Io vado”, “anch'io”, “buona notte”, “buona”. Mi trascino solo fino a casa, ora è finita davvero. Mi ricordo,ero bambino di quando finivano le vacanze scolastiche ... avevamo il “libro delle vacanze”, uno in particolare aveva disegnato il mare con una barca a vela e il sole... anche su quella copertina le ferie stavano finendo, si intitolava “Orizzonte sereno” macchè sereno... dovevo fare ancora tutti i compiti... Sorrido all' idea ed apro la porta di casa. Il tavolo è ingombro di chiavi, occhiali, carte, non si deve dimenticare qualcosa... i miei familiari dormono già... silenzio e un barlume rosso di brace dalle feritoie della stufa... Mi sdraio sul divano e mi addormento...
E'mattina, domenica. Mia madre ha già preparato i bagagli, ieri ha comprato la focaccia e un po' di prosciutto in modo da non dover cucinare... aiuto mio padre a “portare giù” le cose non più necessarie, le valigie, la cassetta “dei ferri”, altre scatole delle quali ignoro il contenuto...
C'è il sole, è una splendida giornata di fine estate, qualche nuvola fa capolino dall'Alta Valle, qualche automobile è in transito sulla strada statale.
Le campane suonano è ora di andare a Messa... cammino con Gigi e ci sediamo “fuori”, di fianco alla Chiesa e lì incontriamo Fabrizio, Igor, Matteo, Tony e altri... parlano a bassa voce... qualcuno si è acceso, non curante, una sigaretta
La celebrazione finisce, c'è tempo per un ultimo gotto all' Osteria, dalla Michina... Voglio andarmene, devo, non voglio salutare... è tutto veramente troppo...
Pranziamo, aiuto a chiudere la casa, una mosca continua a cozzare contro i vetri chiusi, la bottiglia di vino tappata alla meglio rimane a metà di fianco al frigorifero... mi viene in mente una poesia di Neruda e un nodo mi stringe...
Mio padre ci aspetta giù dallo “scalone”, un saluto veloce agli zii, ancora a pranzo, e poi giù... un timido colpo di clacson, come saluto alle pietre delle case, ai carrugi, alla Chiesa, a qualcuno ancora per strada, alla strada per la Cappe, al Salone... Vicomezzano, un cane macilento trotta a bordo strada, Alpepiana, Lagin, il Ponte sull' Aveto.

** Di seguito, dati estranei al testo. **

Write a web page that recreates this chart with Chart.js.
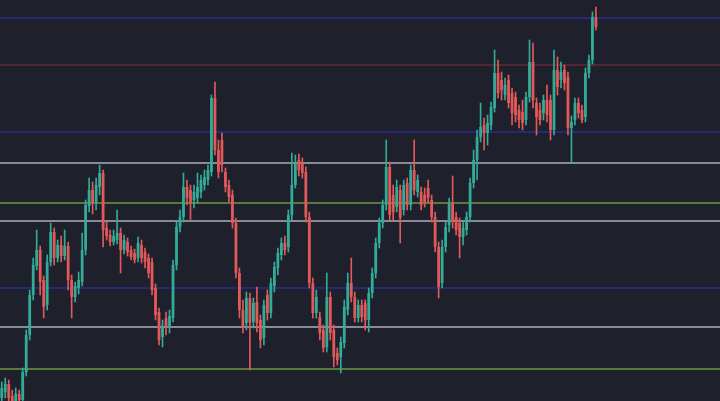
<!DOCTYPE html>
<html>
<head>
<meta charset="utf-8">
<script src="https://cdn.jsdelivr.net/npm/chart.js@4.4.1/dist/chart.umd.min.js"></script>
<style>
  html, body { margin: 0; padding: 0; background: #1e202b; }
  #wrap { width: 720px; height: 401px; }
</style>
</head>
<body>
<div id="wrap"><canvas id="myChart"></canvas></div>
<script>
  // 206 slots across the width, the last ones are empty space on the right
  const labels = Array.from({ length: 206 }, (_, i) => String(i + 1));

  const opens = [3,9,17,5,0,7,1,29,66,106,
    135,151,121,96,139,169,143,156,145,155,
    121,104,113,119,151,195,211,198,214,228,
    173,166,159,161,168,151,159,151,148,143,
    156,149,143,139,113,89,64,83,75,83,
    136,174,184,214,211,201,203,209,216,221,
    229,303,251,261,229,216,206,178,128,91,
    78,103,79,99,81,63,106,88,115,133,
    146,158,154,186,216,241,238,229,184,118,
    88,84,71,54,104,71,48,44,58,91,
    118,104,83,96,98,81,108,128,158,178,
    196,234,206,194,211,191,218,196,231,209,
    209,206,213,201,184,154,118,154,176,198,
    184,178,164,171,184,218,241,264,276,268,
    276,293,328,321,306,321,308,304,291,289,
    281,304,339,298,291,288,301,301,271,331,
    321,331,324,273,281,298,291,284,328,341,
    384];

  const closes = [13,17,3,0,7,1,29,66,106,136,
    151,119,94,139,169,143,156,145,155,121,
    104,115,121,151,196,211,198,216,228,171,
    165,159,165,168,151,161,149,144,141,158,
    143,139,128,111,86,61,74,74,85,136,
    174,184,214,203,198,209,214,221,224,231,
    303,251,229,236,214,204,178,128,91,74,
    103,78,98,78,61,96,88,118,134,148,
    158,151,186,216,238,231,228,184,118,88,
    104,68,53,104,68,44,41,59,94,118,
    104,83,96,84,81,108,128,158,178,196,
    234,186,189,214,183,216,196,231,211,221,
    196,199,203,184,154,114,154,174,198,179,
    171,164,173,184,218,241,264,274,268,278,
    294,328,308,311,316,298,288,286,281,278,
    304,339,301,284,281,301,286,271,331,314,
    329,318,273,279,298,288,281,328,341,384,
    374];

  const highs = [19,23,21,11,13,11,33,71,111,143,
    171,155,125,146,178,173,161,165,171,159,
    126,119,129,168,201,223,219,223,236,231,
    179,171,171,191,173,166,163,155,152,164,
    161,153,147,143,117,93,81,89,91,141,
    179,191,228,221,216,216,228,226,231,236,
    306,319,261,268,233,221,211,183,133,101,
    109,108,103,114,86,101,111,123,139,153,
    163,165,191,248,246,247,243,234,189,123,
    111,89,76,128,109,76,53,64,101,128,
    143,109,101,101,101,113,133,163,183,201,
    261,239,216,221,216,221,223,236,261,226,
    214,213,221,206,189,159,161,179,203,225,
    189,183,179,189,223,251,271,298,283,286,
    299,351,341,329,323,326,313,309,296,301,
    309,361,358,303,298,306,316,306,351,344,
    339,336,329,285,303,303,296,333,346,389,
    394];

  const lows = [0,3,0,0,0,0,0,25,61,101,
    131,106,83,91,135,136,139,139,141,111,
    83,99,107,115,146,189,187,191,206,154,
    161,155,156,157,128,147,145,141,138,139,
    138,133,123,106,81,56,54,66,68,79,
    131,169,179,196,181,193,198,203,211,216,
    225,246,223,229,209,199,173,123,83,68,
    71,31,73,69,53,56,81,83,109,126,
    141,146,149,181,213,225,223,179,113,83,
    83,61,49,49,61,34,36,28,53,86,
    99,79,79,79,71,69,103,123,153,173,
    191,181,181,189,158,186,191,191,206,204,
    191,194,198,179,149,103,113,149,169,173,
    166,143,156,166,179,213,221,259,251,256,
    271,289,303,301,301,293,276,279,273,271,
    276,299,293,266,276,281,279,261,266,306,
    313,311,266,238,276,283,278,279,323,337,
    371];

  // horizontal levels drawn across the chart
  const levels = [383, 336, 269, 238, 198, 180, 113, 74, 32];
  const levelColors = ['#262878', '#862c3a', '#262878', '#aeb0b8', '#587a3c',
    '#aeb0b8', '#262878', '#aeb0b8', '#587a3c'];
  const levelWidths = [2, 1.2, 2, 1.5, 2, 1.5, 2, 1.5, 2];

  const upColor = '#32ab98';
  const downColor = '#e2595a';
  const candleColors = opens.map((o, i) => closes[i] >= o ? upColor : downColor);

  const levelLines = {
    id: 'levelLines',
    beforeDatasetsDraw(chart) {
      const ctx = chart.ctx;
      const area = chart.chartArea;
      const y = chart.scales.y;
      ctx.save();
      levels.forEach((lv, i) => {
        const py = y.getPixelForValue(lv);
        ctx.strokeStyle = levelColors[i];
        ctx.lineWidth = levelWidths[i];
        ctx.beginPath();
        ctx.moveTo(area.left, py);
        ctx.lineTo(area.right, py);
        ctx.stroke();
      });
      ctx.restore();
    }
  };

  const config = {
    type: 'bar',
    data: {
      labels: labels,
      datasets: [{
        label: 'wicks',
        data: lows.map((l, i) => [l, highs[i]]),
        backgroundColor: candleColors,
        barThickness: 1,
        grouped: false,
        order: 2
      }, {
        label: 'bodies',
        data: opens.map((o, i) => [o, closes[i]]),
        backgroundColor: candleColors,
        barPercentage: 0.8,
        categoryPercentage: 1,
        minBarLength: 1,
        grouped: false,
        order: 1
      }]
    },
    options: {
      responsive: true,
      maintainAspectRatio: false,
      animation: false,
      layout: { padding: 0 },
      plugins: {
        legend: { display: false },
        tooltip: { enabled: false }
      },
      scales: {
        x: { display: false },
        y: { display: false, min: 0, max: 401 }
      }
    },
    plugins: [levelLines]
  };

  const myChart = new Chart(document.getElementById('myChart'), config);
</script>
</body>
</html>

Guardo su, vedo la Costa, le tre case della Costa, e poi tutti il Paese, con il campanile e il candore delle case nel sole del mezzogiorno appena passato... Chiudo gli occhi, rivedo la mia vita, rivedo Pescin, Pianseiun, Campori, Saruggia, rivedo i miei amici, rivedo la gente di Vicosoprano, rivedo le lapidi del Cimitero... Guardo ancora su, il paese sta scomparendo dietro il fianco del monte, qualche decina di metri, mi volto, guardo mio padre alla guida, gli occhiali da sole e la sigaretta, la Tipo scivola leggera per la Val d'Aveto, lontano da Vico, adesso realmente in maniera definitiva. Ciao...
Era la fine estate del millenovecentonovantotto, per mio padre l'ultima vacanza a Vico... quanto tempo è passato? Quante cose sono successe? Qualche anno fa ci ha lasciato anche Gigi, troppo presto...

Rileggo queste righe, ripenso a tante cose, rivedo la Tipo che arranca per la salita dopo la casa di Adreveno, passa il cartello di Vicosoprano, e mio padre che dice “eccoci arrivati!” e un sorriso sul suo viso e sul viso di mia madre e di noi due ragazzi...
Sono sposato, e ho due bellissimi bambini, Riccardo e Viola, auguro loro di vivere Vico come l'ho vissuto io, di vivere il presente con serenità e di serbare nel cuore le cose belle che difficilmente ritorneranno e che sono di aiuto nei momenti bui.